** START OF Information shown **

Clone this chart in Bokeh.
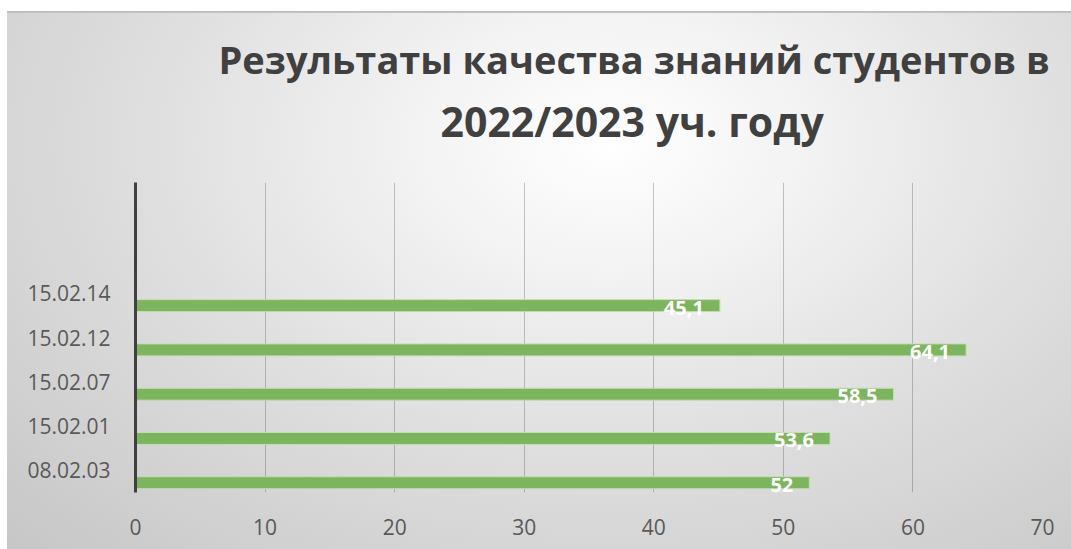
from bokeh.plotting import figure
from bokeh.models import FactorRange, Range1d, ColumnDataSource, LabelSet, Title, SingleIntervalTicker
from bokeh.transform import dodge
from bokeh.core.properties import value
from bokeh.embed import file_html
from bokeh.resources import INLINE

categories = ["08.02.03", "15.02.01", "15.02.07", "15.02.12", "15.02.14"]
values = [52, 53.6, 58.5, 64.1, 45.1]
empty_slots = [" ", "  "]
x_ticks_interval = 10
x_max = 70
title_lines = ["Результаты качества знаний студентов в", "2022/2023 уч. году"]

labels = [f"{v:g}".replace(".", ",") for v in values]
src = ColumnDataSource(dict(cat=categories, val=values, lab=labels))

p = figure(width=1071, height=549, output_backend="svg", toolbar_location=None,
           y_range=FactorRange(factors=categories + empty_slots, range_padding=0),
           x_range=Range1d(0, x_max),
           min_border_left=135, min_border_right=29, min_border_top=182, min_border_bottom=57)

p.styles = {"background": "linear-gradient(to right, #ffffff 0px, #ffffff 7px, transparent 7px), "
                          "linear-gradient(to bottom, #ffffff 0px, #ffffff 11px, #b8b8b8 11px, #c6c6c6 13px, transparent 13px), "
                          "radial-gradient(ellipse farthest-corner at 57% 26%, #ffffff 0%, #f3f3f3 22%, #dedede 55%, #c6c6c6 100%)"}
p.background_fill_alpha = 0
p.border_fill_alpha = 0
p.outline_line_color = None

p.hbar(y=dodge("cat", -0.28, range=p.y_range), left=0, right="val", height=0.27, source=src,
       fill_color="#7db45e", line_color="#c3ddb2", line_width=1)

lbl = LabelSet(x="val", y=dodge("cat", -0.28, range=p.y_range), text="lab", source=src,
               text_align="right", text_baseline="middle", x_offset=-16, y_offset=-2,
               text_color="white", text_font=value("Open Sans"), text_font_style="bold",
               text_font_size="20px")
p.add_layout(lbl)

p.xaxis.ticker = SingleIntervalTicker(interval=x_ticks_interval)
p.xaxis.axis_line_color = None
p.xaxis.major_tick_line_color = None
p.xaxis.minor_tick_line_color = None
p.xaxis.major_label_standoff = 20
p.yaxis.axis_line_color = "#404040"
p.yaxis.axis_line_width = 3
p.yaxis.major_tick_line_color = None
p.yaxis.minor_tick_line_color = None
p.yaxis.major_label_standoff = 19
for ax in (p.xaxis, p.yaxis):
    ax.major_label_text_font = "Open Sans"
    ax.major_label_text_font_size = "21px"
    ax.major_label_text_color = "#595959"

p.xgrid.grid_line_color = "black"
p.xgrid.grid_line_alpha = 0.21
p.ygrid.grid_line_color = None

# line 1 is the plot's own title (outer); line 2 is added and sits next to the frame
p.title = Title(text=title_lines[0], align="left", offset=83, standoff=-56,
                text_font="Open Sans", text_font_style="bold", text_font_size="38px",
                text_color="#404040")
p.add_layout(Title(text=title_lines[1], align="left", offset=305, standoff=68,
                   text_font="Open Sans", text_font_style="bold", text_font_size="41px",
                   text_color="#404040"), "above")

open("out.html", "w").write(file_html(p, INLINE))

** END OF Information shown **

What you will do:
Starting at the top of the listing above, please restate word for word each line up to and including the one that holds "min_border_right=29, min_border_top=182, min_border_bottom=57)", omitting every image.

Correct output:
Clone this chart in Bokeh.
from bokeh.plotting import figure
from bokeh.models import FactorRange, Range1d, ColumnDataSource, LabelSet, Title, SingleIntervalTicker
from bokeh.transform import dodge
from bokeh.core.properties import value
from bokeh.embed import file_html
from bokeh.resources import INLINE

categories = ["08.02.03", "15.02.01", "15.02.07", "15.02.12", "15.02.14"]
values = [52, 53.6, 58.5, 64.1, 45.1]
empty_slots = [" ", "  "]
x_ticks_interval = 10
x_max = 70
title_lines = ["Результаты качества знаний студентов в", "2022/2023 уч. году"]

labels = [f"{v:g}".replace(".", ",") for v in values]
src = ColumnDataSource(dict(cat=categories, val=values, lab=labels))

p = figure(width=1071, height=549, output_backend="svg", toolbar_location=None,
           y_range=FactorRange(factors=categories + empty_slots, range_padding=0),
           x_range=Range1d(0, x_max),
           min_border_left=135, min_border_right=29, min_border_top=182, min_border_bottom=57)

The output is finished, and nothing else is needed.